Diabetes and high blood pressure are considered the two most common causes of kidney disorders. Both the Type 1 and Type 2 Diabetes Mellitus are found to be responsible for kidney disorders. These two types of diabetes lead to a condition named diabetic nephropathy, which is a major cause of kidney disease. Diabetes restricts the body's normal process of using glucose, a form of sugar. The glucose can act like a poison if it stays in the blood instead of breaking down and this unused glucose in the blood can cause damage to nephrons. The kidney disease caused due to diabetes is known as diabetic kidney disease and this can be prevented by keeping the blood glucose levels down. High blood pressure (hypertension) is another major cause of kidney disorders. Hypertension damages the small blood vessels in the kidneys and makes them unable to filter wastes from the blood. As a result, the waste products and fluid build up to dangerous levels and cause various complications to kidney functioning.
Sometimes, the kidney disorders may be hereditary or congenital. People with a family history of any kind of kidney problem usually have a higher risk of developing kidney disease compared to others. The Polycystic kidney disease (PKD) is an example of hereditary diseases. This is a genetic disorder in which the kidney function is reduced and this condition can eventually lead to kidney failure. Some kidney disorders may occur when a child is still developing in the womb. A rare form of PKD named autosomal recessive PKD is the example of such kidney disease.
A common cause of chronic kidney disease is Glomerulonephritis, also known as nephritis. This is actually the inflammation and damage of the filtration system of the kidneys and it can eventually cause kidney failure. Sometimes, regular use of analgesics (painkillers) over long durations of time can cause analgesic nephropathy, which is another cause of kidney disease. Apart from the analgesics, certain other medications can also damage the kidneys. Ischemic nephropathy is another cause of kidney disorders. This can occur due to clogging and hardening of the arteries (atherosclerosis). An obstruction in the flow of urine by stones, an enlarged prostate, strictures (narrowings) and cancers may also cause kidney diseases. Apart from these, the other causes of kidney disorders include HIV infection, sickle cell disease, heroin abuse, amyloidosis, kidney stones, chronic kidney infections, certain cancers, etc.

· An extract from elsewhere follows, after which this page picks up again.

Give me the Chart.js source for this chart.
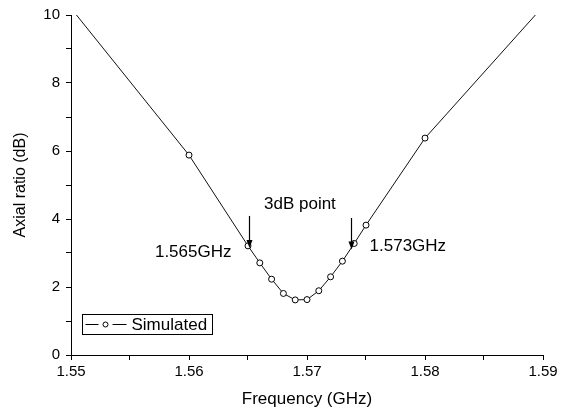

Apart from the above mentioned causes, there are also a few other risk factors that can eventually lead to kidney disorders. The health conditions like high cholesterol, heart disease, liver disease, amyloidosis, systemic Lupus erythematosus, vascular diseases like arteritis, vasculitis, or fibromuscular dysplasia, vesicoureteral reflux, problems of the joints or muscles that require regular use of anti-inflammatory medications, etc. are also considered as probable causes of kidney disorders. Sometimes, poisons and trauma like a direct and forceful blow to the kidneys can lead to kidney disease. People having any of these health conditions are at a higher risk of developing kidney disorders in future. However, most of these causes can be avoided by taking various preventive actions.